------ Supplied material ------
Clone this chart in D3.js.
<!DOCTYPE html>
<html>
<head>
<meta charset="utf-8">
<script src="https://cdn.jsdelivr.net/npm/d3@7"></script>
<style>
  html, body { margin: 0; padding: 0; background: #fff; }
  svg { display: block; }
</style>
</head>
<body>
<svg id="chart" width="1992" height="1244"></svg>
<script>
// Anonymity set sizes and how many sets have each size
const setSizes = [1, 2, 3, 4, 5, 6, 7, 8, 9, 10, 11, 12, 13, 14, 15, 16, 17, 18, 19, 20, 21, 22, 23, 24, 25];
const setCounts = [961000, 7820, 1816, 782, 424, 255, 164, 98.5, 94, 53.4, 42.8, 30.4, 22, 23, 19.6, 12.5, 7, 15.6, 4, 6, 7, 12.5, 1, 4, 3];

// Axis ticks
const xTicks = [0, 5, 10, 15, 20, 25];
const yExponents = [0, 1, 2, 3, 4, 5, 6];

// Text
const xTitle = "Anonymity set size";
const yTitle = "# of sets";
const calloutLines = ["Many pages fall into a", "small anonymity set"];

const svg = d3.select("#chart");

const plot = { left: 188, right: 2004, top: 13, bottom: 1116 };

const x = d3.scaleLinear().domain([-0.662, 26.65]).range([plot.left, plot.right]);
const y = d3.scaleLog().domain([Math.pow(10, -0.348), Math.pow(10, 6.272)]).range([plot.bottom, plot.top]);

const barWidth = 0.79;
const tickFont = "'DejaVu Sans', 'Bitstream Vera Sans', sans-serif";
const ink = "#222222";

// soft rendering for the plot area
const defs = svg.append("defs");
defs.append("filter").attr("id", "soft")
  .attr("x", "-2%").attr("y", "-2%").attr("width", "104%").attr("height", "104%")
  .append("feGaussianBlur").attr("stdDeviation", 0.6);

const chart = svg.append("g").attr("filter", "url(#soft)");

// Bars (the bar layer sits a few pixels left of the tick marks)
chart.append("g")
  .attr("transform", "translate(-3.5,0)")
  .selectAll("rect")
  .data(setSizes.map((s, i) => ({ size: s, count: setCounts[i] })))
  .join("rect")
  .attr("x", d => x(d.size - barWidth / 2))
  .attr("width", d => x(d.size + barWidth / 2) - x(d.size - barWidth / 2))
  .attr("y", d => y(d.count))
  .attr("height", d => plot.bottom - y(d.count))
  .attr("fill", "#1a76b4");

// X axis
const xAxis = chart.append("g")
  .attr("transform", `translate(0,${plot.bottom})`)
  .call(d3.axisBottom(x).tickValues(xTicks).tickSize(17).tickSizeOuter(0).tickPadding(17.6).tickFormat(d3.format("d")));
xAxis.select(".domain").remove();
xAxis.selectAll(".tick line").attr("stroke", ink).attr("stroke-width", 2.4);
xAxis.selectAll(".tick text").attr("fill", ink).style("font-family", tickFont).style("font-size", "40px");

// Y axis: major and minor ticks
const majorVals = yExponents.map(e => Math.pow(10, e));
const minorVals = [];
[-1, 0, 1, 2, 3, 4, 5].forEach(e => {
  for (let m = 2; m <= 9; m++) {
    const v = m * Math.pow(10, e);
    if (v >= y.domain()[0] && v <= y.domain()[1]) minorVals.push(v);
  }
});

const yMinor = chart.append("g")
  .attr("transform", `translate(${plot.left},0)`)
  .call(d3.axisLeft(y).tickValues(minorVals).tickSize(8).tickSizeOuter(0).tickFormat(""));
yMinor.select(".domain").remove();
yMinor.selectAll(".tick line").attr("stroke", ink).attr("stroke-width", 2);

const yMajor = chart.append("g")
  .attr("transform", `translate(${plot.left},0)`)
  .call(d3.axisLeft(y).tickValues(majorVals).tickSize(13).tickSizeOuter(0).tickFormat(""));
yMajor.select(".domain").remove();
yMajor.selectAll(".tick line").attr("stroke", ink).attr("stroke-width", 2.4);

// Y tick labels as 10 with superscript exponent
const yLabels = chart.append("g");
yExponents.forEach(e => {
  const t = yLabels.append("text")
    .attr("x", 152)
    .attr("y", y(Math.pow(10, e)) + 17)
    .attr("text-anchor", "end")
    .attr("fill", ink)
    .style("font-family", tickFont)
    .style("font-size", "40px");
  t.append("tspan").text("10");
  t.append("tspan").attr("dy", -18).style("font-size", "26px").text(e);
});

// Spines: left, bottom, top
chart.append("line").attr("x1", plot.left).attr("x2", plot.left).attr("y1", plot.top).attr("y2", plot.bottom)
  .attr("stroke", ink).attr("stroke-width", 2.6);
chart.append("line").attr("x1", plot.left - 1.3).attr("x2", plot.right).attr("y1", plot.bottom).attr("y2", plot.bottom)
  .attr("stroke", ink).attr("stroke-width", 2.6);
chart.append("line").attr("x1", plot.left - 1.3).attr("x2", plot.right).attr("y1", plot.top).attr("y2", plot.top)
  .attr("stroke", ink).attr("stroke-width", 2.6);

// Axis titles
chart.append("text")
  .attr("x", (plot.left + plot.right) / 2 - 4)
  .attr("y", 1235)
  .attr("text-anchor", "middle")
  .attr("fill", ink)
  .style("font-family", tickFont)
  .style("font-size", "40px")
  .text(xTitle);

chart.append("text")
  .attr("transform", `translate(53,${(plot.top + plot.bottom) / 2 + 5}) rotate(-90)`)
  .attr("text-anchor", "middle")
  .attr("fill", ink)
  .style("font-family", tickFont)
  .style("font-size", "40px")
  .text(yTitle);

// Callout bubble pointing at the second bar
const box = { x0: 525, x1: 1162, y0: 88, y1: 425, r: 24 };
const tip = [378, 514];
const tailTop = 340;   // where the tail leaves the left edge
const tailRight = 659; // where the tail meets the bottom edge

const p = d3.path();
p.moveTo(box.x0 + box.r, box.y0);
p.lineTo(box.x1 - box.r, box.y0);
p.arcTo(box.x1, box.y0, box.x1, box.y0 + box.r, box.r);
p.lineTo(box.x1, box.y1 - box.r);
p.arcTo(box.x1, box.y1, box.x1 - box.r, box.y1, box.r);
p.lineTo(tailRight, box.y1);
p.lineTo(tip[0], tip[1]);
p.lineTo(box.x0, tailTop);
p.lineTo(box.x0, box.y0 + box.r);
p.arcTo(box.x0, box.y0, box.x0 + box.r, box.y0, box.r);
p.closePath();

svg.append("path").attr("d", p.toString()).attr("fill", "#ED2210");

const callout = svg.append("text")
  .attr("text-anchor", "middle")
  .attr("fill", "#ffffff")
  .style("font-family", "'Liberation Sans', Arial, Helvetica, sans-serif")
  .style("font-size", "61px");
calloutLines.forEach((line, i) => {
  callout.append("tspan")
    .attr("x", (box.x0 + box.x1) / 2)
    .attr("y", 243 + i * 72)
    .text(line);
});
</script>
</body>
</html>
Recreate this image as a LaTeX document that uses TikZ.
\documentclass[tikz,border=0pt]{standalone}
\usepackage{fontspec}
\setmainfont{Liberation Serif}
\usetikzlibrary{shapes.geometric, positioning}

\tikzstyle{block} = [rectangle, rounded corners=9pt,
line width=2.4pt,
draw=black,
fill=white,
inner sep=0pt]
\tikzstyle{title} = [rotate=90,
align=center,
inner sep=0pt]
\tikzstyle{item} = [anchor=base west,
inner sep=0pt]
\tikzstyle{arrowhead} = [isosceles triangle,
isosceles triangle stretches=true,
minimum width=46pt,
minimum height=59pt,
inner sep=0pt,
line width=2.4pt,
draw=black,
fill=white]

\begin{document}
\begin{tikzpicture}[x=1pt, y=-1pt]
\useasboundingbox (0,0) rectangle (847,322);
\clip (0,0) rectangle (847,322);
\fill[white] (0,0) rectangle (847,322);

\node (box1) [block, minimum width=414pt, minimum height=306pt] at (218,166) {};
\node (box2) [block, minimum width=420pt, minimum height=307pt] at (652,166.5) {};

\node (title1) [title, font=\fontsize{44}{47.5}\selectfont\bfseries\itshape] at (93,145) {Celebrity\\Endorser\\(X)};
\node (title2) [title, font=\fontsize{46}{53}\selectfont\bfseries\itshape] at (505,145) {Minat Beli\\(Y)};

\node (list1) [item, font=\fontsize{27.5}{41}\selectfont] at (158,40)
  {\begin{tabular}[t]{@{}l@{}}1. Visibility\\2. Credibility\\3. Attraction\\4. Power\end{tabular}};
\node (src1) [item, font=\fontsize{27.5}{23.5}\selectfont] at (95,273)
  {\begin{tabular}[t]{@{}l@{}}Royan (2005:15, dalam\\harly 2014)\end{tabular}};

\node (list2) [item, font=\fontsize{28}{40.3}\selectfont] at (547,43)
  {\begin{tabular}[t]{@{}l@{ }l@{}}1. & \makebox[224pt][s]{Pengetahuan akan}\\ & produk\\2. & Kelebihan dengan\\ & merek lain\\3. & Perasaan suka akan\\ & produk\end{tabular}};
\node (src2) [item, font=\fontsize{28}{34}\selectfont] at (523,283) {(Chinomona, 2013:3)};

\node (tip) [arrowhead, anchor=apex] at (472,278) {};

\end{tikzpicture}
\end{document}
------
• _Short problem_: Restate the first line and every line after it, word for word, stopping once the line with "13, bottom: 1116" is done.

• _Solution for this exercise_:
Clone this chart in D3.js.
<!DOCTYPE html>
<html>
<head>
<meta charset="utf-8">
<script src="https://cdn.jsdelivr.net/npm/d3@7"></script>
<style>
  html, body { margin: 0; padding: 0; background: #fff; }
  svg { display: block; }
</style>
</head>
<body>
<svg id="chart" width="1992" height="1244"></svg>
<script>
// Anonymity set sizes and how many sets have each size
const setSizes = [1, 2, 3, 4, 5, 6, 7, 8, 9, 10, 11, 12, 13, 14, 15, 16, 17, 18, 19, 20, 21, 22, 23, 24, 25];
const setCounts = [961000, 7820, 1816, 782, 424, 255, 164, 98.5, 94, 53.4, 42.8, 30.4, 22, 23, 19.6, 12.5, 7, 15.6, 4, 6, 7, 12.5, 1, 4, 3];

// Axis ticks
const xTicks = [0, 5, 10, 15, 20, 25];
const yExponents = [0, 1, 2, 3, 4, 5, 6];

// Text
const xTitle = "Anonymity set size";
const yTitle = "# of sets";
const calloutLines = ["Many pages fall into a", "small anonymity set"];

const svg = d3.select("#chart");

const plot = { left: 188, right: 2004, top: 13, bottom: 1116 };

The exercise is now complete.